When you replace hate with love, and anger with kindness, you’ll feel closer to God and notice more peace in your life.

2
Live the Golden Rule
Jesus taught the Golden Rule during His Sermon on the Mount: “Therefore all things whatsoever ye would that men should do to you, do ye even so to them” (Matthew 7:12). In other words, treat others the way you want to be treated. As you do so, you will strengthen your relationships and be happier.

3
Have faith in Jesus Christ
In John 3:16 we read, “For God so loved the world, that he gave his only begotten Son, that whosoever believeth in him should not perish, but have everlasting life.” Having faith in Jesus Christ means believing in Him and His teachings.
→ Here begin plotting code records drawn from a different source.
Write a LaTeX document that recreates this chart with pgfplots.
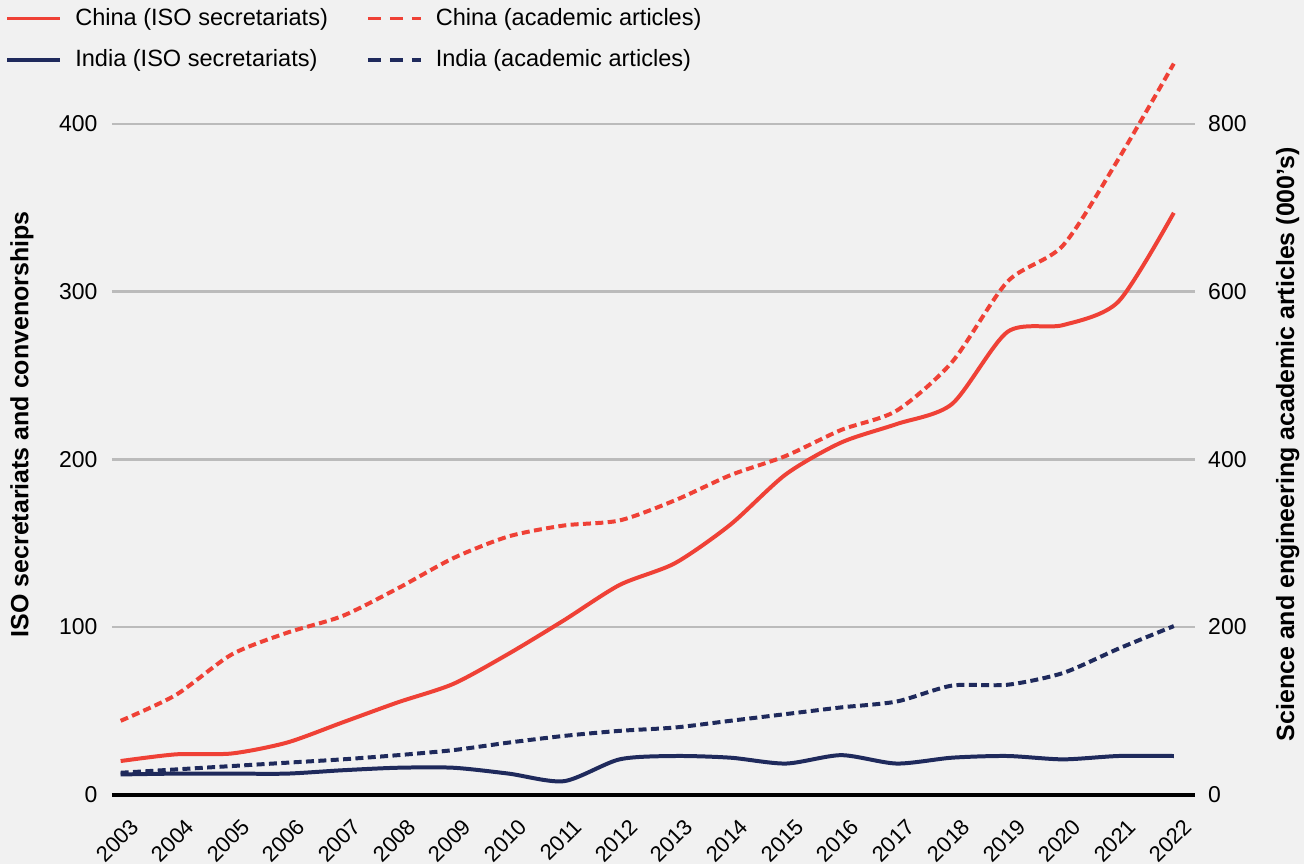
\documentclass[border=0pt]{standalone}
\usepackage{pgfplots}
\pgfplotsset{compat=1.18}
\usepackage{fontspec}
\setmainfont{Liberation Sans}
\definecolor{bg}{HTML}{F1F1F1}
\definecolor{cred}{HTML}{EF4136}
\definecolor{cnavy}{HTML}{1F2A5C}
\definecolor{cgrid}{HTML}{BBBBBB}

\pgfplotstableread{
year chinaiso indiaiso
2003 20   12
2004 24   12.5
2005 24.5 12.5
2006 31   12.5
2007 43   14.5
2008 55   16
2009 66   16
2010 84   12.5
2011 104  8
2012 125  21
2013 138  23
2014 161  22
2015 191  18.5
2016 210  23.5
2017 221  18.5
2018 233  22
2019 276  23
2020 280  21
2021 294  23
2022 347  23
}\isodata

\pgfplotstableread{
year chinaart indiaart
2003 88   26
2004 119  30
2005 167  34
2006 193  38
2007 213  42
2008 246  47
2009 282  53
2010 308  62
2011 321  70
2012 327  76
2013 351  80
2014 381  88
2015 404  96
2016 435  104
2017 458  111
2018 516  130
2019 612  131
2020 655  145
2021 758  174
2022 872  201
}\artdata

\begin{document}
\begin{tikzpicture}
\fill[bg] (-56pt,-35pt) rectangle (597pt,398pt);
\begin{axis}[
  at={(0,0)}, anchor=south west, scale only axis,
  width=542.5pt, height=369.5pt,
  xmin=2002.84, xmax=2022.38, ymin=0, ymax=440,
  xtick={2003,...,2022},
  ytick={0,100,200,300,400},
  major tick length=0pt,
  axis x line*=bottom, axis y line*=left,
  x axis line style={black, line width=2pt, -},
  y axis line style={draw=none},
  ymajorgrids, grid style={cgrid, line width=1.3pt},
  /pgf/number format/assume math mode=true,
  x tick label style={/pgf/number format/1000 sep={}, rotate=45, anchor=north east, inner sep=0pt, xshift=-5pt, yshift=-11pt, font=\fontsize{11}{12}\selectfont},
  y tick label style={inner sep=0pt, xshift=-7pt, font=\fontsize{11.5}{13}\selectfont},
  ylabel={ISO secretariats and convenorships},
  every axis y label/.style={at={(axis description cs:-0.083,0.502)}, rotate=90, anchor=center, font=\bfseries\fontsize{12.5}{14}\selectfont},
  clip=false,
  legend columns=2,
  legend style={at={(axis description cs:-0.0986,1.0716)}, anchor=north west, draw=none, fill=none,
    font=\fontsize{11.8}{13}\selectfont, inner sep=0pt, row sep=6.5pt,
    /tikz/every even column/.append style={column sep=17pt}},
  legend cell align=left,
  legend image code/.code={\draw[#1, line width=2pt] (0pt,0pt) -- (26.5pt,0pt); \path[draw=none, fill=none] (32pt,0pt) circle (0pt);},
]
\addlegendimage{cred}
\addlegendentry{China (ISO secretariats)}
\addlegendimage{cred, dash pattern=on 6.5pt off 4.5pt}
\addlegendentry{China (academic articles)}
\addlegendimage{cnavy}
\addlegendentry{India (ISO secretariats)}
\addlegendimage{cnavy, dash pattern=on 6.5pt off 4.5pt}
\addlegendentry{India (academic articles)}
\addplot[cred, line width=2pt, smooth, tension=0.45, forget plot] table[x=year, y=chinaiso] {\isodata};
\addplot[cnavy, line width=2pt, smooth, tension=0.45, forget plot] table[x=year, y=indiaiso] {\isodata};
\end{axis}
\begin{axis}[
  at={(0,0)}, anchor=south west, scale only axis,
  width=542.5pt, height=369.5pt,
  xmin=2002.84, xmax=2022.38, ymin=0, ymax=880,
  ytick={0,200,400,600,800},
  major tick length=0pt,
  axis x line=none, axis y line*=right,
  y axis line style={draw=none},
  /pgf/number format/assume math mode=true,
  y tick label style={inner sep=0pt, xshift=6.5pt, font=\fontsize{11.5}{13}\selectfont},
  ylabel={Science and engineering academic articles (000’s)},
  every axis y label/.style={at={(axis description cs:1.0857,0.475)}, rotate=90, anchor=center, font=\bfseries\fontsize{12.5}{14}\selectfont},
  clip=false,
]
\addplot[cred, line width=2pt, smooth, tension=0.45, dash pattern=on 4pt off 2.2pt] table[x=year, y=chinaart] {\artdata};
\addplot[cnavy, line width=2pt, smooth, tension=0.45, dash pattern=on 4pt off 2.2pt] table[x=year, y=indiaart] {\artdata};
\end{axis}
\end{tikzpicture}
\end{document}
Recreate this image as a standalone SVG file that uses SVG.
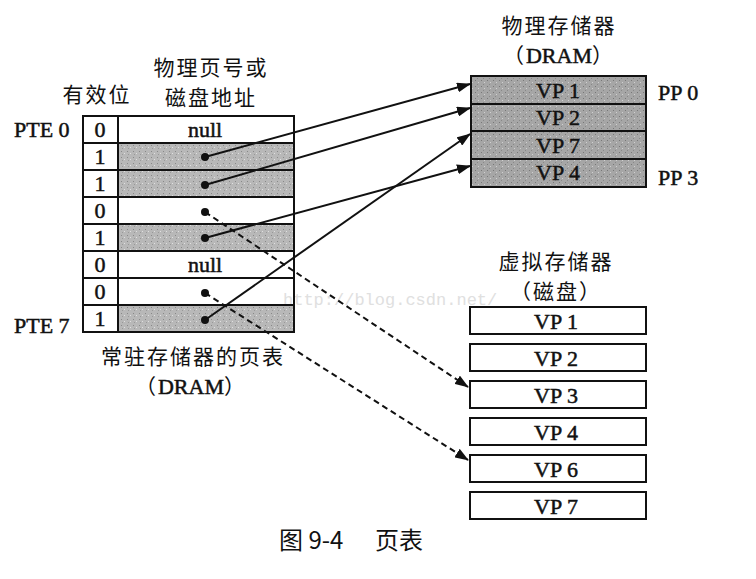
<svg xmlns="http://www.w3.org/2000/svg" width="756" height="579" viewBox="0 0 756 579">
<defs>
<style>
.lat{font-family:"Liberation Serif","Noto Sans CJK SC",serif;font-size:22px;fill:#111;stroke:#111;stroke-width:0.5;letter-spacing:0}
.cjk{font-family:"Noto Sans CJK SC","Liberation Serif",sans-serif;font-size:21px;letter-spacing:2px;fill:#111}
.cap{font-family:"Noto Sans CJK SC","Liberation Sans",sans-serif;font-size:24px;fill:#111}
.box{fill:#fff;stroke:#111;stroke-width:2}
.conn{stroke:#111;stroke-width:2;fill:none}
.dash{stroke:#111;stroke-width:2;fill:none;stroke-dasharray:6 4}
.dot{fill:#111}
</style>
<marker id="ah" markerUnits="userSpaceOnUse" markerWidth="14" markerHeight="10" refX="13" refY="5" orient="auto">
<path d="M0,0 L14,5 L0,10 Z" fill="#111"/>
</marker>
<pattern id="noise" width="6" height="6" patternUnits="userSpaceOnUse">
<rect width="6" height="6" fill="#b8b8b8"/>
<rect x="1" y="1" width="1" height="1" fill="#888"/>
<rect x="4" y="3" width="1" height="1" fill="#e0e0e0"/>
<rect x="2" y="4" width="1" height="1" fill="#999"/>
</pattern>
<pattern id="noise2" width="6" height="6" patternUnits="userSpaceOnUse">
<rect width="6" height="6" fill="#a6a6a6"/>
<rect x="1" y="2" width="1" height="1" fill="#777"/>
<rect x="4" y="4" width="1" height="1" fill="#d0d0d0"/>
<rect x="3" y="0" width="1" height="1" fill="#888"/>
</pattern>
</defs>
<rect width="756" height="579" fill="#fff"/>

<text x="283" y="305" font-family="Liberation Mono,monospace" font-size="17" fill="#e0e0e0">http://blog.csdn.net/</text>

<g id="page-table">
<text class="cjk" x="97" y="102" text-anchor="middle">有效位</text>
<text class="cjk" x="211" y="75" text-anchor="middle">物理页号或</text>
<text class="cjk" x="211" y="105" text-anchor="middle">磁盘地址</text>
<rect x="118" y="143" width="176" height="27" fill="url(#noise)"/>
<rect x="118" y="170" width="176" height="27" fill="url(#noise)"/>
<rect x="118" y="224" width="176" height="27" fill="url(#noise)"/>
<rect x="118" y="305" width="176" height="27" fill="url(#noise)"/>
<rect x="83" y="116" width="211" height="216" fill="none" stroke="#111" stroke-width="2"/>
<path d="M118,116 V332 M83,143 H294 M83,170 H294 M83,197 H294 M83,224 H294 M83,251 H294 M83,278 H294 M83,305 H294" stroke="#111" stroke-width="2" fill="none"/>
<g class="lat" text-anchor="middle">
<text x="100" y="137">0</text>
<text x="100" y="164">1</text>
<text x="100" y="191">1</text>
<text x="100" y="218">0</text>
<text x="100" y="245">1</text>
<text x="100" y="272">0</text>
<text x="100" y="299">0</text>
<text x="100" y="326">1</text>
<text x="205" y="137">null</text>
<text x="205" y="272">null</text>
</g>
<text class="lat" x="14" y="137">PTE 0</text>
<text class="lat" x="14" y="333">PTE 7</text>
<text class="cjk" x="193" y="364" text-anchor="middle">常驻存储器的页表</text>
<text class="cjk" x="191" y="394" text-anchor="middle">（<tspan class="lat">DRAM</tspan>）</text>
</g>

<g id="physical-memory">
<text class="cjk" x="559" y="33" text-anchor="middle">物理存储器</text>
<text class="cjk" x="559" y="63" text-anchor="middle">（<tspan class="lat">DRAM</tspan>）</text>
<rect x="471" y="76" width="175" height="111" fill="url(#noise2)" stroke="#111" stroke-width="2"/>
<path d="M471,104 H646 M471,131 H646 M471,159 H646" stroke="#111" stroke-width="2"/>
<g class="lat" text-anchor="middle">
<text x="558" y="98">VP 1</text>
<text x="558" y="125">VP 2</text>
<text x="558" y="153">VP 7</text>
<text x="558" y="180">VP 4</text>
</g>
<text class="lat" x="658" y="100">PP 0</text>
<text class="lat" x="658" y="185">PP 3</text>
</g>

<g id="virtual-memory">
<text class="cjk" x="556" y="269" text-anchor="middle">虚拟存储器</text>
<text class="cjk" x="556" y="299" text-anchor="middle">（磁盘）</text>
<rect class="box" x="470" y="307" width="176" height="27"/>
<rect class="box" x="470" y="344" width="176" height="27"/>
<rect class="box" x="470" y="381" width="176" height="27"/>
<rect class="box" x="470" y="418" width="176" height="27"/>
<rect class="box" x="470" y="455" width="176" height="27"/>
<rect class="box" x="470" y="492" width="176" height="27"/>
<g class="lat" text-anchor="middle">
<text x="556" y="329">VP 1</text>
<text x="556" y="366">VP 2</text>
<text x="556" y="403">VP 3</text>
<text x="556" y="440">VP 4</text>
<text x="556" y="477">VP 6</text>
<text x="556" y="514">VP 7</text>
</g>
</g>

<g id="connectors">
<path class="conn" d="M205,157 L470,84" marker-end="url(#ah)"/>
<path class="conn" d="M205,185 L470,108" marker-end="url(#ah)"/>
<path class="conn" d="M205,238 L470,166" marker-end="url(#ah)"/>
<path class="conn" d="M205,320 L470,134" marker-end="url(#ah)"/>
<path class="dash" d="M205,212 L468,387" marker-end="url(#ah)"/>
<path class="dash" d="M205,293 L468,460" marker-end="url(#ah)"/>
<g class="dot">
<circle cx="205" cy="157" r="4"/>
<circle cx="205" cy="185" r="4"/>
<circle cx="205" cy="212" r="4"/>
<circle cx="205" cy="238" r="4"/>
<circle cx="205" cy="293" r="4"/>
<circle cx="205" cy="320" r="4"/>
</g>
</g>

<text class="cap" x="279" y="549">图 9-4</text>
<text class="cap" x="375" y="549">页表</text>
</svg>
Doing so will bless you in this life and in the life to come.

4
Communicate sincerely with God
Jesus taught by example that we should pray to God, our Heavenly Father, often. God loves you. He stands ready to help you. Communicate with Him through prayer, express gratitude, and ask for things you need.

5
Freely forgive
While Jesus was on the earth, Peter asked Him, “Lord, how oft shall my brother sin against me, and I forgive him?” Jesus responded, “I say not unto thee, Until seven times: but, Until seventy times seven” (Matthew 18:21–22). When we freely offer forgiveness to others, we can invite more peace and forgiveness into our own lives.